Plaintiff's motion for sanctions against Curtis and Rice for retaining her files must be denied. Plaintiff had an opportunity to retrieve her files in 2005 whenCurtis submitted an affidavit stating that plaintiff already had at least 99% of the case file from the actions underlying this malpractice case. In 2009, when plaintiff came to identify her files and belongings, Rice, as Curtis's counsel, had an obligation to supervise their removal to make certain that papers were properly duplicated and work product remained with Curtis or counsel. Thus, sanctions against her are not warranted.

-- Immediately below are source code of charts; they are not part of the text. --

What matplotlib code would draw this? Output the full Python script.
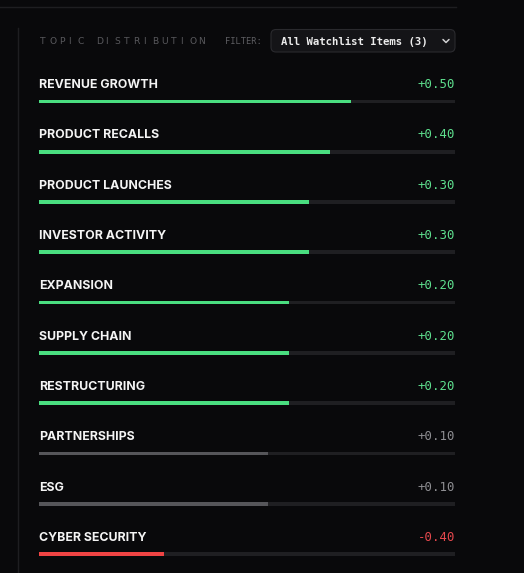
import matplotlib.pyplot as plt
from matplotlib.patches import FancyBboxPatch

topics = ["REVENUE GROWTH", "PRODUCT RECALLS", "PRODUCT LAUNCHES", "INVESTOR ACTIVITY",
          "EXPANSION", "SUPPLY CHAIN", "RESTRUCTURING", "PARTNERSHIPS", "ESG", "CYBER SECURITY"]
scores = [0.50, 0.40, 0.30, 0.30, 0.20, 0.20, 0.20, 0.10, 0.10, -0.40]
title = "TOPIC DISTRIBUTION"
filter_label = "FILTER:"
filter_value = "All Watchlist Items (3)"

BG = "#09090b"
GREEN = "#4ade80"
RED = "#ef4444"
GRAY_BAR = "#56565a"
TRACK = "#1f1f22"


def colors_for(v):
    if v >= 0.2:
        return GREEN, "#5ee08e"
    if v < 0:
        return RED, "#e5484d"
    return GRAY_BAR, "#8e8e92"


W, H = 524, 573
fig = plt.figure(figsize=(W / 100, H / 100), dpi=100, facecolor=BG)
ax = fig.add_axes([0, 0, 1, 1])
ax.set_xlim(0, W)
ax.set_ylim(H, 0)
ax.axis("off")
ax.set_facecolor(BG)

# frame lines
ax.plot([0, 456], [6.5, 6.5], color="#1e1e21", lw=1)
ax.plot([18, 18], [28, H], color="#1e1e21", lw=1)

# header
for i, ch in enumerate(title):
    ax.text(40 + i * 9.33, 44.5, ch, fontsize=6.6, color="#58585c", family="DejaVu Sans",
            va="baseline", ha="left")
ax.text(225, 44.5, filter_label, fontsize=6.3, color="#5e5e62", family="DejaVu Sans Mono",
        va="baseline", ha="left")
box = FancyBboxPatch((271, 29.5), 184, 22.5, boxstyle="round,pad=0,rounding_size=5",
                     fc="#141417", ec="#2a2a2e", lw=0.8)
ax.add_patch(box)
ax.text(281, 45, filter_value, fontsize=7.7, color="#ececec", family="DejaVu Sans Mono",
        weight="bold", va="baseline", ha="left")
ax.plot([443, 446, 449], [39.5, 42.5, 39.5], color="#d0d0d0", lw=1.1,
        solid_capstyle="round", solid_joinstyle="round")

# rows
x0, x1 = 39, 455
track_w = x1 - x0
y0, step = 88.2, 50.3
for i, (name, v) in enumerate(zip(topics, scores)):
    y = y0 + i * step
    bar_c, txt_c = colors_for(v)
    ax.text(x0, y, name, fontsize=8.9, color="#f4f4f4", family="Inter", weight="bold",
            va="baseline", ha="left")
    ax.text(x1, y, f"{v:+.2f}", fontsize=8.9, color=txt_c, family="DejaVu Sans Mono",
            va="baseline", ha="right")
    by = y + 13.2
    ax.barh(by, track_w, left=x0, height=3.8, color=TRACK, linewidth=0)
    ax.barh(by, (v + 1) / 2 * track_w, left=x0, height=3.8, color=bar_c, linewidth=0)

fig.savefig("out.png", dpi=100, facecolor=BG)
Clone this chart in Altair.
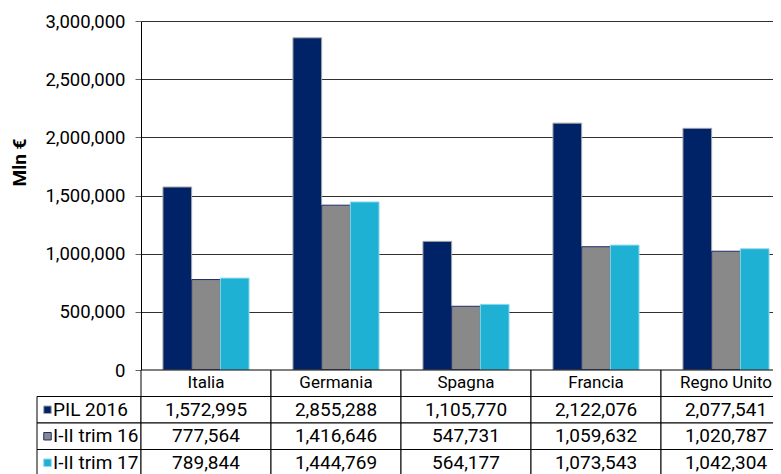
import altair as alt
import pandas as pd

countries = ["Italia", "Germania", "Spagna", "Francia", "Regno Unito"]
series = ["PIL 2016", "I-II trim 16", "I-II trim 17"]
pil_2016 = [1572995, 2855288, 1105770, 2122076, 2077541]
trim_16 = [777564, 1416646, 547731, 1059632, 1020787]
trim_17 = [789844, 1444769, 564177, 1073543, 1042304]
y_ticks = [0, 500000, 1000000, 1500000, 2000000, 2500000, 3000000]

fills = ["#002266", "#898989", "#1fb1d3"]
strokes = ["#a6a6a6", "#1f2d6b", "#8fd9ee"]

FONT = "Roboto"
FS = 19
PLOT_W = 650
PLOT_H = 349
LEG_W = 104
TABLE_H = 106

rows = []
for s, vals in zip(series, [pil_2016, trim_16, trim_17]):
    for c, v in zip(countries, vals):
        rows.append({"country": c, "series": s, "value": v, "label": f"{v:,}"})
df = pd.DataFrame(rows)

row_domain = ["hdr"] + series
hdr = pd.DataFrame({"country": countries, "series": ["hdr"] * len(countries), "label": countries})
body = df[["country", "series", "label"]]

color_scale = alt.Scale(domain=series, range=fills)
stroke_scale = alt.Scale(domain=series, range=strokes)
x_scale = alt.Scale(domain=countries, paddingInner=0, paddingOuter=0)
row_scale = alt.Scale(domain=row_domain, paddingInner=0, paddingOuter=0)

# placeholder top-left cell
blank = alt.Chart(pd.DataFrame({"t": [""]})).mark_text().encode(
    text="t:N"
).properties(width=LEG_W, height=PLOT_H)

bars = alt.Chart(df).mark_bar(strokeWidth=1).encode(
    x=alt.X("country:N", sort=countries, scale=x_scale,
            axis=alt.Axis(labels=False, ticks=False, domain=True, domainColor="black",
                          title=None, grid=False)),
    xOffset=alt.XOffset("series:N", sort=series,
                        scale=alt.Scale(domain=series, paddingInner=0, paddingOuter=0.765)),
    y=alt.Y("value:Q", scale=alt.Scale(domain=[0, 3000000], nice=False),
            axis=alt.Axis(values=y_ticks, labelExpr="format(datum.value, ',.0f')",
                          title="Mln €", grid=True,
                          gridColor="#303030", gridWidth=1, tickColor="#666666", tickSize=6,
                          domainColor="black", labelFont=FONT, labelFontSize=18.5,
                          labelColor="black", labelPadding=10, titleFont=FONT,
                          titleFontSize=FS, titleFontWeight="bold", titleColor="black",
                          titlePadding=15, titleY=141)),
    color=alt.Color("series:N", scale=color_scale, legend=None),
    stroke=alt.Stroke("series:N", scale=stroke_scale, legend=None),
).properties(width=PLOT_W, height=PLOT_H)

# legend column of the data table
leg_df = pd.DataFrame({"col": ["legend"] * len(series), "series": series, "label": series})
leg_x = alt.Scale(domain=["legend"], paddingInner=0, paddingOuter=0)
leg_cells = alt.Chart(leg_df).mark_rect(fill="white", stroke="black", strokeWidth=1).encode(
    x=alt.X("col:N", scale=leg_x, axis=None),
    y=alt.Y("series:N", scale=row_scale, axis=None),
)
leg_swatch = alt.Chart(leg_df).mark_square(size=56, opacity=1, filled=True, strokeWidth=1,
                                           xOffset=10.5).encode(
    x=alt.X("col:N", scale=leg_x, axis=None, bandPosition=0),
    y=alt.Y("series:N", scale=row_scale, axis=None),
    color=alt.Color("series:N", scale=color_scale, legend=None),
    stroke=alt.Stroke("series:N", scale=stroke_scale, legend=None),
)
leg_text = alt.Chart(leg_df).mark_text(align="left", baseline="middle", dx=16, font=FONT,
                                       fontSize=FS, color="black").encode(
    x=alt.X("col:N", scale=leg_x, axis=None, bandPosition=0),
    y=alt.Y("series:N", scale=row_scale, axis=None),
    text="label:N",
)
legend_col = alt.layer(leg_cells, leg_swatch, leg_text).properties(width=LEG_W, height=TABLE_H)

# data table
t_cells = alt.Chart(pd.concat([hdr, body], ignore_index=True)).mark_rect(
    fill="white", stroke="black", strokeWidth=1).encode(
    x=alt.X("country:N", scale=x_scale, axis=None),
    y=alt.Y("series:N", scale=row_scale, axis=None),
)
t_head = alt.Chart(hdr).mark_text(baseline="middle", font=FONT, fontSize=17,
                                  color="black").encode(
    x=alt.X("country:N", scale=x_scale, axis=None),
    y=alt.Y("series:N", scale=row_scale, axis=None),
    text="label:N",
)
t_text = alt.Chart(body).mark_text(baseline="middle", font=FONT, fontSize=FS,
                                   color="black").encode(
    x=alt.X("country:N", scale=x_scale, axis=None),
    y=alt.Y("series:N", scale=row_scale, axis=None),
    text="label:N",
)
table = alt.layer(t_cells, t_head, t_text).properties(width=PLOT_W, height=TABLE_H)

chart = alt.concat(
    blank, bars, legend_col, table, columns=2, spacing=0, bounds="flush"
).properties(
    padding={"left": 2, "top": 4, "right": -19, "bottom": 0}
).configure_view(stroke=None).resolve_scale(x="independent", y="independent")

chart.save("out.html", embed_options={"renderer": "svg", "actions": False})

However, Rice's and Curtis's insistence on not returning original documents and requiring plaintiff to designate each garment individually, needlessly involving intervention by the Court and its clerk, to obtain documents and garments that had been previously ordered returned, precludes them from obtaining costs or sanctions from plaintiff.

Plaintiff's motion to vacate and renew was correctly denied as to defendant Cheryl F. Riess, since nothing new nor any specific evidence offered was directed against Riess.

The branch of the motion based on CPLR 5015(a)(3) (fraud, misrepresentation, or other misconduct) was correctly denied as to Rice and the Curtis defendants, since plaintiff did not show that either Rice or the Curtis defendants committed fraud in procuring the July 2010 orders; she merely tried to show that the Curtis defendants had committed fraud in the underlying transaction (see Jericho Group, Ltd. v Midtown Dev., L.P., 47 A.D.3d 463 [1st Dept 2008], lv dismissed 11 N.Y.3d 801 [2008]). In any event, we are vacating the award of sanctions.

The branch of the motion based on CPLR 5015(a)(2) (newly-discovered evidence) was correctly denied as to the Curtis defendants and Rice because the evidence would not have produced a different result (see Matter of Tamara B. v Pete F., 220 A.D.2d 318 [1st Dept 1995]). Similarly, assuming, without deciding, that plaintiff offered "new facts" on her CPLR 2221(e) motion, those facts would not have changed the prior determination (see Mejia-Ortiz v Inoa, 89 A.D.3d 514 [1st Dept 2011]).

As to plaintiff's motion for summary judgment dismissing the Curtis defendants' counterclaim, plaintiff and the Curtis defendants signed a stipulation that withdrew the counterclaim with prejudice.

THIS CONSTITUTES THE DECISION AND ORDER OF THE SUPREME COURT, APPELLATE DIVISION, FIRST DEPARTMENT.